Commercial products only attribute, in practice, where their lawyers tell them they must attribute.

peterjc commented 11 years ago

I am OK with using CC0 and the Scientific norms to enforce proper citation.

P.S. @hlapp We are citing BioPerl - but in any case the BioPerl/Biopython/.../BioSQL feature object models are all very much based on the INSDC (EMBL/GenBank/DDBJ) model, and we're citing that too: https://github.com/JervenBolleman/FALDO-paper

JervenBolleman commented 11 years ago

I am OK with CC0. FALDO is a bit tricky as it is both a standard, an implementation and code all at the same time. So looking around none of the current licenses really fit, but CC0 would allow everyone to use it. I propose that everyone who contributed with either a commit to the paper or to the ontology votes for status quo or CC0 in a comment to this issue saying "I vote CC-BY" or "I vote CC0"
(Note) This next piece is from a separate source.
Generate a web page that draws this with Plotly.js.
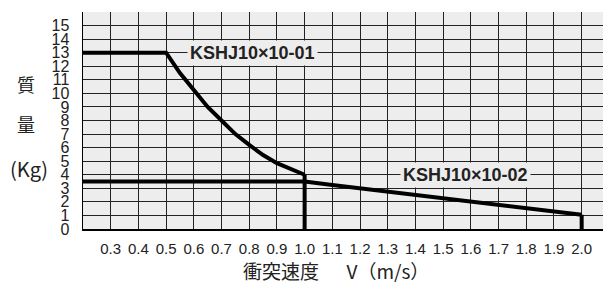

JervenBolleman commented 11 years ago

I vote CC0

artob commented 11 years ago

Incidentally, someone recently pointed me at this relevant thread at the Open Data Stack Exchange:

http://opendata.stackexchange.com/questions/26/benefits-of-using-cc0-over-cc-by-for-data

KimJBaran commented 11 years ago

I vote CC-BY.

ktym commented 11 years ago

I vote CC0 (but CC-BY is also fine with me)

JervenBolleman commented 11 years ago

In the last 4 months there where 2 votes for CC0, 1 for CC-BY and 1 slight preference for CC0. I suspect that no other contributor else cares on way or an other.

If @joejimbo does not mind I will change to CC0 otherwise CC4-BY is nicer in regards to some of the problems reported by @hlapp.

KimJBaran commented 11 years ago

@JervenBolleman I do not mind. Please go ahead and change the license to CC0. It will be interesting to see the benefits and drawbacks of this licensing choice eventually.